**Stated task**
Exactly repeat the material, dropping only the pictures.

----------

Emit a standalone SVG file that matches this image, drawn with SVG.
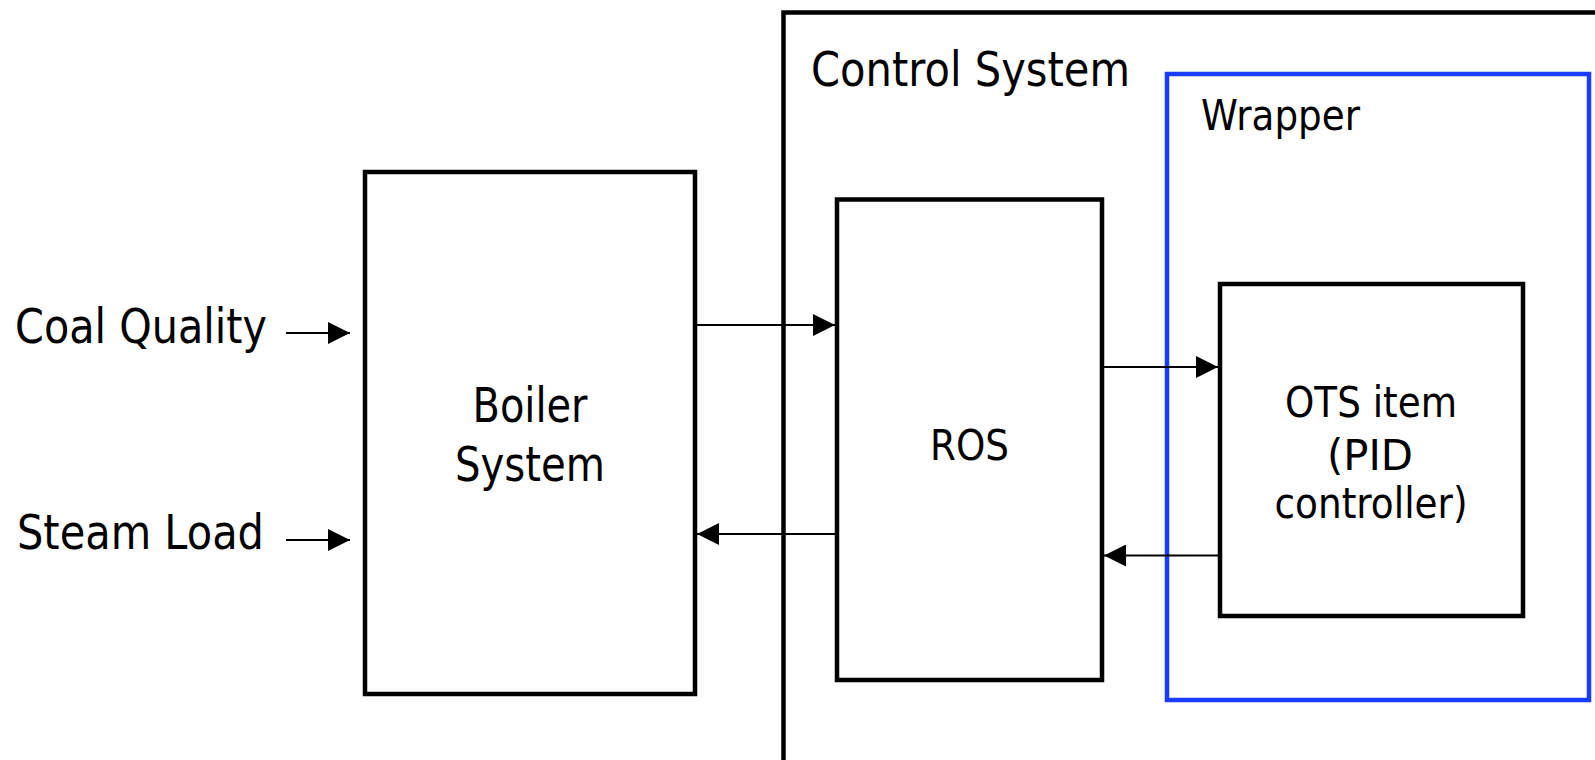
<svg xmlns="http://www.w3.org/2000/svg" width="1595" height="760" viewBox="0 0 1595 760">
  <style>
    .box { fill: none; stroke: #000; stroke-width: 4.5; }
    .wrap { fill: none; stroke: #1a3cff; stroke-width: 4.5; }
    .lbl { font-family: "DejaVu Sans", "Liberation Sans", sans-serif; fill: #000; }
    .big { font-size: 48px; }
    .sm { font-size: 43px; }
    .c { text-anchor: middle; }
    .conn { stroke: #000; stroke-width: 2; fill: none; marker-end: url(#ah); }
  </style>
  <defs>
    <marker id="ah" markerUnits="userSpaceOnUse" markerWidth="22" markerHeight="22" refX="22" refY="11" orient="auto">
      <path d="M0,0 L22,11 L0,22 Z" fill="#000"/>
    </marker>
  </defs>
  <rect width="1595" height="760" fill="#fff"/>

  <g id="control-system">
    <path class="box" d="M783.5,770 V12.5 H1600"/>
    <text class="lbl big" x="811" y="86" textLength="319" lengthAdjust="spacingAndGlyphs">Control System</text>
  </g>

  <g id="wrapper">
    <rect class="wrap" x="1167" y="74" width="422" height="626"/>
    <text class="lbl sm" x="1201" y="130" textLength="159" lengthAdjust="spacingAndGlyphs">Wrapper</text>
  </g>

  <g id="boiler-system">
    <rect class="box" x="365" y="172" width="330" height="522"/>
    <text class="lbl big c" x="530" y="422" textLength="115" lengthAdjust="spacingAndGlyphs">Boiler</text>
    <text class="lbl big c" x="530" y="481" textLength="150" lengthAdjust="spacingAndGlyphs">System</text>
  </g>

  <g id="ros">
    <rect class="box" x="837" y="199.5" width="265" height="480.5"/>
    <text class="lbl sm c" x="969.5" y="460" textLength="79" lengthAdjust="spacingAndGlyphs">ROS</text>
  </g>

  <g id="ots-item">
    <rect class="box" x="1220" y="284" width="303" height="332"/>
    <text class="lbl sm c" x="1371" y="417" textLength="172" lengthAdjust="spacingAndGlyphs">OTS item</text>
    <text class="lbl sm c" x="1370" y="470" textLength="86" lengthAdjust="spacingAndGlyphs">(PID</text>
    <text class="lbl sm c" x="1371" y="518" textLength="193" lengthAdjust="spacingAndGlyphs">controller)</text>
  </g>

  <g id="coal-quality">
    <text class="lbl big" x="15" y="343" textLength="252" lengthAdjust="spacingAndGlyphs">Coal Quality</text>
  </g>

  <g id="steam-load">
    <text class="lbl big" x="17" y="549" textLength="247" lengthAdjust="spacingAndGlyphs">Steam Load</text>
  </g>

  <g id="connectors">
    <line class="conn" x1="286" y1="333" x2="350" y2="333"/>
    <line class="conn" x1="286" y1="540" x2="350" y2="540"/>
    <line class="conn" x1="693" y1="325" x2="835" y2="325"/>
    <line class="conn" x1="835" y1="534" x2="697" y2="534"/>
    <line class="conn" x1="1104" y1="367" x2="1218" y2="367"/>
    <line class="conn" x1="1218" y1="555.5" x2="1104" y2="555.5"/>
  </g>
</svg>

----------

**Reply to the task**
Emit a standalone SVG file that matches this image, drawn with SVG.
<svg xmlns="http://www.w3.org/2000/svg" width="1595" height="760" viewBox="0 0 1595 760">
  <style>
    .box { fill: none; stroke: #000; stroke-width: 4.5; }
    .wrap { fill: none; stroke: #1a3cff; stroke-width: 4.5; }
    .lbl { font-family: "DejaVu Sans", "Liberation Sans", sans-serif; fill: #000; }
    .big { font-size: 48px; }
    .sm { font-size: 43px; }
    .c { text-anchor: middle; }
    .conn { stroke: #000; stroke-width: 2; fill: none; marker-end: url(#ah); }
  </style>
  <defs>
    <marker id="ah" markerUnits="userSpaceOnUse" markerWidth="22" markerHeight="22" refX="22" refY="11" orient="auto">
      <path d="M0,0 L22,11 L0,22 Z" fill="#000"/>
    </marker>
  </defs>
  <rect width="1595" height="760" fill="#fff"/>

  <g id="control-system">
    <path class="box" d="M783.5,770 V12.5 H1600"/>
    <text class="lbl big" x="811" y="86" textLength="319" lengthAdjust="spacingAndGlyphs">Control System</text>
  </g>

  <g id="wrapper">
    <rect class="wrap" x="1167" y="74" width="422" height="626"/>
    <text class="lbl sm" x="1201" y="130" textLength="159" lengthAdjust="spacingAndGlyphs">Wrapper</text>
  </g>

  <g id="boiler-system">
    <rect class="box" x="365" y="172" width="330" height="522"/>
    <text class="lbl big c" x="530" y="422" textLength="115" lengthAdjust="spacingAndGlyphs">Boiler</text>
    <text class="lbl big c" x="530" y="481" textLength="150" lengthAdjust="spacingAndGlyphs">System</text>
  </g>

  <g id="ros">
    <rect class="box" x="837" y="199.5" width="265" height="480.5"/>
    <text class="lbl sm c" x="969.5" y="460" textLength="79" lengthAdjust="spacingAndGlyphs">ROS</text>
  </g>

  <g id="ots-item">
    <rect class="box" x="1220" y="284" width="303" height="332"/>
    <text class="lbl sm c" x="1371" y="417" textLength="172" lengthAdjust="spacingAndGlyphs">OTS item</text>
    <text class="lbl sm c" x="1370" y="470" textLength="86" lengthAdjust="spacingAndGlyphs">(PID</text>
    <text class="lbl sm c" x="1371" y="518" textLength="193" lengthAdjust="spacingAndGlyphs">controller)</text>
  </g>

  <g id="coal-quality">
    <text class="lbl big" x="15" y="343" textLength="252" lengthAdjust="spacingAndGlyphs">Coal Quality</text>
  </g>

  <g id="steam-load">
    <text class="lbl big" x="17" y="549" textLength="247" lengthAdjust="spacingAndGlyphs">Steam Load</text>
  </g>

  <g id="connectors">
    <line class="conn" x1="286" y1="333" x2="350" y2="333"/>
    <line class="conn" x1="286" y1="540" x2="350" y2="540"/>
    <line class="conn" x1="693" y1="325" x2="835" y2="325"/>
    <line class="conn" x1="835" y1="534" x2="697" y2="534"/>
    <line class="conn" x1="1104" y1="367" x2="1218" y2="367"/>
    <line class="conn" x1="1218" y1="555.5" x2="1104" y2="555.5"/>
  </g>
</svg>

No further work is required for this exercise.